Information provided:
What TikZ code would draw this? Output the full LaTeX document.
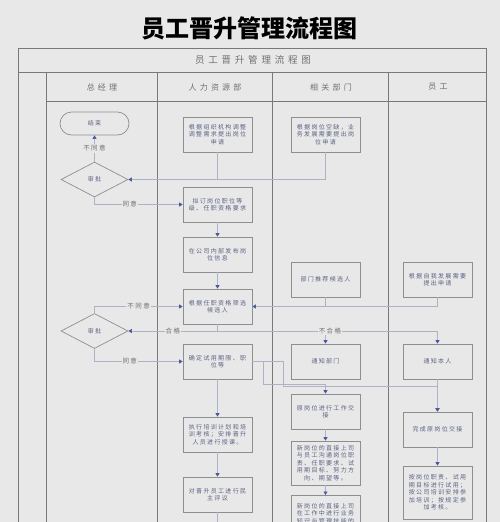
\documentclass[tikz,border=0pt]{standalone}
\usepackage{fontspec}
\setmainfont{Noto Sans CJK SC}
\newfontfamily\boxf[LetterSpace=22]{Noto Sans CJK SC}
\newfontfamily\headf[LetterSpace=40]{Noto Sans CJK SC}
\usetikzlibrary{shapes.geometric,arrows.meta}
\definecolor{bg}{HTML}{E8E8E8}
\definecolor{tablecol}{HTML}{787878}
\definecolor{bordercol}{HTML}{8E8E8E}
\definecolor{btext}{HTML}{5C6282}
\definecolor{conncol}{HTML}{AEB2C4}
\definecolor{arrcol}{HTML}{4A5A9C}
\definecolor{ltext}{HTML}{707070}
\tikzset{
  box/.style={draw=bordercol, line width=0.7pt, fill=bg, minimum width=69pt, minimum height=35pt,
    inner sep=1pt, align=center, text=btext, font=\boxf\fontsize{6}{7.5}\selectfont},
  term/.style={box, rounded corners=11.5pt, minimum height=23pt},
  dia/.style={diamond, draw=bordercol, line width=0.7pt, fill=bg, minimum width=67pt,
    minimum height=35pt, inner sep=0pt, text=btext, font=\boxf\fontsize{6}{7.5}\selectfont},
  conn/.style={draw=conncol, line width=0.6pt},
  flow/.style={conn, -{Triangle[length=3.5pt,width=4pt,color=arrcol]}},
  lab/.style={fill=bg, inner sep=1pt, text=ltext, font=\boxf\fontsize{6.5}{7}\selectfont},
  tline/.style={draw=tablecol, line width=1pt},
  head/.style={text=ltext, font=\headf\fontsize{8}{9}\selectfont},
}
\begin{document}
\begin{tikzpicture}[x=1pt,y=-1pt]
\useasboundingbox (0,0) rectangle (500,522);
\fill[bg] (0,0) rectangle (500,522);
\begin{scope}
\clip (0,0) rectangle (500,522);
% title
\node[font=\bfseries\fontsize{24}{26}\selectfont, text=black] (title) at (249,28) {员工晋升管理流程图};
% table
\draw[tline] (18,530) -- (18,48) -- (486,48) -- (486,530);
\draw[tline] (18,72) -- (486,72);
\draw[tline] (46,101) -- (486,101);
\foreach \x in {46,157,272,388} \draw[tline] (\x,72) -- (\x,530);
\node[head, font=\headf\fontsize{9.5}{10}\selectfont] (ttl) at (253,60) {员工晋升管理流程图};
\node[head] (h1) at (102,87) {总经理};
\node[head] (h2) at (215,87) {人力资源部};
\node[head] (h3) at (331,87) {相关部门};
\node[head] (h4) at (438,87) {员工};
% nodes
\node[term] (t1) at (94.5,123.5) {结束};
\node[dia] (d1) at (94.5,179.5) {审批};
\node[dia] (d2) at (94.5,331) {审批};
\node[box] (b1) at (217.5,134.5) {根据组织机构调整\\调整需求提出岗位\\申请};
\node[box] (b2) at (217.5,204.5) {拟订岗位职位等\\级、任职资格要求};
\node[box] (b3) at (217.5,254.5) {在公司内部发布岗\\位信息};
\node[box] (b4) at (217.5,306.5) {根据任职资格筛选\\候选人};
\node[box] (b5) at (217.5,361.5) {确定试用期限、职\\位等};
\node[box] (g1) at (217.5,434.5) {执行培训计划和培\\训考核；安排晋升\\人员进行授课。};
\node[box] (g2) at (217.5,494.5) {对晋升员工进行民\\主评议};
\node[box] (r1) at (325.5,134.5) {根据岗位空缺，业\\务发展需要提出岗\\位申请};
\node[box] (r2) at (325.5,279.5) {部门推荐候选人};
\node[box] (n1) at (325.5,361.5) {通知部门};
\node[box] (n3) at (325.5,411.5) {原岗位进行工作交\\接};
\node[box, minimum height=44pt] (n4) at (325.5,463) {新岗位的直接上司\\与员工沟通岗位职\\责、任职要求、试\\用期目标、努力方\\向、期望等。};
\node[box, minimum height=44pt, anchor=north] (n5) at (325.5,495) {新岗位的直接上司\\在工作中进行业务\\知识与管理技能的\\指导};
\node[box] (e1) at (437.5,279.5) {根据自我发展需要\\提出申请};
\node[box] (n2) at (437.5,361.5) {通知本人};
\node[box] (c1) at (437.5,429.5) {完成原岗位交接};
\node[box, minimum height=53pt] (c2) at (437.5,492.5) {按岗位职责、试用\\期目标进行试用；\\按公司培训安排参\\加培训；按规定参\\加考核。};
% connectors
\draw[flow] (d1.north) -- node[lab]{不同意} (t1.south);
\draw[conn] (r1.south) |- (b1.south |- d1.east);
\draw[flow] (b1.south) |- (d1.east);
\draw[flow] (d1.south) |- node[lab,pos=0.7]{同意} (b2.west);
\draw[flow] (b2.south) -- (b3.north);
\draw[flow] (b3.south) -- (b4.north);
\draw[flow] (d2.north) |- node[lab,pos=0.75]{不同意} (b4.west);
\coordinate (j1) at (b4.south |- d2.east);
\draw[flow] (j1) -| (n2.north);
\draw[flow] (j1) -| (n1.north);
\draw[flow] (b4.south) |- node[lab,pos=0.75]{合格} (d2.east);
\node[lab] (lbf) at (330,331) {不合格};
\draw[flow] (d2.south) |- node[lab,pos=0.7]{同意} (b5.west);
\draw[conn] (r2.south) |- (b4.east);
\draw[flow] (e1.south) |- (b4.east);
\coordinate (k1) at (263,384);
\coordinate (k2) at (283,386);
\draw[flow] (b5.east) -| (k1) -| (n3.north);
\draw[flow] (b5.east) -| (k2) -| (c1.north);
\draw[flow] (n2.south) -- (c1.north);
\draw[flow] (b5.south) -- (g1.north);
\draw[flow] (g1.south) -- (g2.north);
\coordinate (gend) at (217.5,530);
\draw[conn] (g2.south) -- (gend);
\draw[flow] (n3.south) -- (n4.north);
\draw[flow] (n4.south) -- (n5.north);
\draw[flow] (c1.south) -- (c2.north);
\end{scope}
\end{tikzpicture}
\end{document}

Exercise aim: Reproduce each line exactly, please, except for any pictures.

Solution:
What TikZ code would draw this? Output the full LaTeX document.
\documentclass[tikz,border=0pt]{standalone}
\usepackage{fontspec}
\setmainfont{Noto Sans CJK SC}
\newfontfamily\boxf[LetterSpace=22]{Noto Sans CJK SC}
\newfontfamily\headf[LetterSpace=40]{Noto Sans CJK SC}
\usetikzlibrary{shapes.geometric,arrows.meta}
\definecolor{bg}{HTML}{E8E8E8}
\definecolor{tablecol}{HTML}{787878}
\definecolor{bordercol}{HTML}{8E8E8E}
\definecolor{btext}{HTML}{5C6282}
\definecolor{conncol}{HTML}{AEB2C4}
\definecolor{arrcol}{HTML}{4A5A9C}
\definecolor{ltext}{HTML}{707070}
\tikzset{
  box/.style={draw=bordercol, line width=0.7pt, fill=bg, minimum width=69pt, minimum height=35pt,
    inner sep=1pt, align=center, text=btext, font=\boxf\fontsize{6}{7.5}\selectfont},
  term/.style={box, rounded corners=11.5pt, minimum height=23pt},
  dia/.style={diamond, draw=bordercol, line width=0.7pt, fill=bg, minimum width=67pt,
    minimum height=35pt, inner sep=0pt, text=btext, font=\boxf\fontsize{6}{7.5}\selectfont},
  conn/.style={draw=conncol, line width=0.6pt},
  flow/.style={conn, -{Triangle[length=3.5pt,width=4pt,color=arrcol]}},
  lab/.style={fill=bg, inner sep=1pt, text=ltext, font=\boxf\fontsize{6.5}{7}\selectfont},
  tline/.style={draw=tablecol, line width=1pt},
  head/.style={text=ltext, font=\headf\fontsize{8}{9}\selectfont},
}
\begin{document}
\begin{tikzpicture}[x=1pt,y=-1pt]
\useasboundingbox (0,0) rectangle (500,522);
\fill[bg] (0,0) rectangle (500,522);
\begin{scope}
\clip (0,0) rectangle (500,522);
% title
\node[font=\bfseries\fontsize{24}{26}\selectfont, text=black] (title) at (249,28) {员工晋升管理流程图};
% table
\draw[tline] (18,530) -- (18,48) -- (486,48) -- (486,530);
\draw[tline] (18,72) -- (486,72);
\draw[tline] (46,101) -- (486,101);
\foreach \x in {46,157,272,388} \draw[tline] (\x,72) -- (\x,530);
\node[head, font=\headf\fontsize{9.5}{10}\selectfont] (ttl) at (253,60) {员工晋升管理流程图};
\node[head] (h1) at (102,87) {总经理};
\node[head] (h2) at (215,87) {人力资源部};
\node[head] (h3) at (331,87) {相关部门};
\node[head] (h4) at (438,87) {员工};
% nodes
\node[term] (t1) at (94.5,123.5) {结束};
\node[dia] (d1) at (94.5,179.5) {审批};
\node[dia] (d2) at (94.5,331) {审批};
\node[box] (b1) at (217.5,134.5) {根据组织机构调整\\调整需求提出岗位\\申请};
\node[box] (b2) at (217.5,204.5) {拟订岗位职位等\\级、任职资格要求};
\node[box] (b3) at (217.5,254.5) {在公司内部发布岗\\位信息};
\node[box] (b4) at (217.5,306.5) {根据任职资格筛选\\候选人};
\node[box] (b5) at (217.5,361.5) {确定试用期限、职\\位等};
\node[box] (g1) at (217.5,434.5) {执行培训计划和培\\训考核；安排晋升\\人员进行授课。};
\node[box] (g2) at (217.5,494.5) {对晋升员工进行民\\主评议};
\node[box] (r1) at (325.5,134.5) {根据岗位空缺，业\\务发展需要提出岗\\位申请};
\node[box] (r2) at (325.5,279.5) {部门推荐候选人};
\node[box] (n1) at (325.5,361.5) {通知部门};
\node[box] (n3) at (325.5,411.5) {原岗位进行工作交\\接};
\node[box, minimum height=44pt] (n4) at (325.5,463) {新岗位的直接上司\\与员工沟通岗位职\\责、任职要求、试\\用期目标、努力方\\向、期望等。};
\node[box, minimum height=44pt, anchor=north] (n5) at (325.5,495) {新岗位的直接上司\\在工作中进行业务\\知识与管理技能的\\指导};
\node[box] (e1) at (437.5,279.5) {根据自我发展需要\\提出申请};
\node[box] (n2) at (437.5,361.5) {通知本人};
\node[box] (c1) at (437.5,429.5) {完成原岗位交接};
\node[box, minimum height=53pt] (c2) at (437.5,492.5) {按岗位职责、试用\\期目标进行试用；\\按公司培训安排参\\加培训；按规定参\\加考核。};
% connectors
\draw[flow] (d1.north) -- node[lab]{不同意} (t1.south);
\draw[conn] (r1.south) |- (b1.south |- d1.east);
\draw[flow] (b1.south) |- (d1.east);
\draw[flow] (d1.south) |- node[lab,pos=0.7]{同意} (b2.west);
\draw[flow] (b2.south) -- (b3.north);
\draw[flow] (b3.south) -- (b4.north);
\draw[flow] (d2.north) |- node[lab,pos=0.75]{不同意} (b4.west);
\coordinate (j1) at (b4.south |- d2.east);
\draw[flow] (j1) -| (n2.north);
\draw[flow] (j1) -| (n1.north);
\draw[flow] (b4.south) |- node[lab,pos=0.75]{合格} (d2.east);
\node[lab] (lbf) at (330,331) {不合格};
\draw[flow] (d2.south) |- node[lab,pos=0.7]{同意} (b5.west);
\draw[conn] (r2.south) |- (b4.east);
\draw[flow] (e1.south) |- (b4.east);
\coordinate (k1) at (263,384);
\coordinate (k2) at (283,386);
\draw[flow] (b5.east) -| (k1) -| (n3.north);
\draw[flow] (b5.east) -| (k2) -| (c1.north);
\draw[flow] (n2.south) -- (c1.north);
\draw[flow] (b5.south) -- (g1.north);
\draw[flow] (g1.south) -- (g2.north);
\coordinate (gend) at (217.5,530);
\draw[conn] (g2.south) -- (gend);
\draw[flow] (n3.south) -- (n4.north);
\draw[flow] (n4.south) -- (n5.north);
\draw[flow] (c1.south) -- (c2.north);
\end{scope}
\end{tikzpicture}
\end{document}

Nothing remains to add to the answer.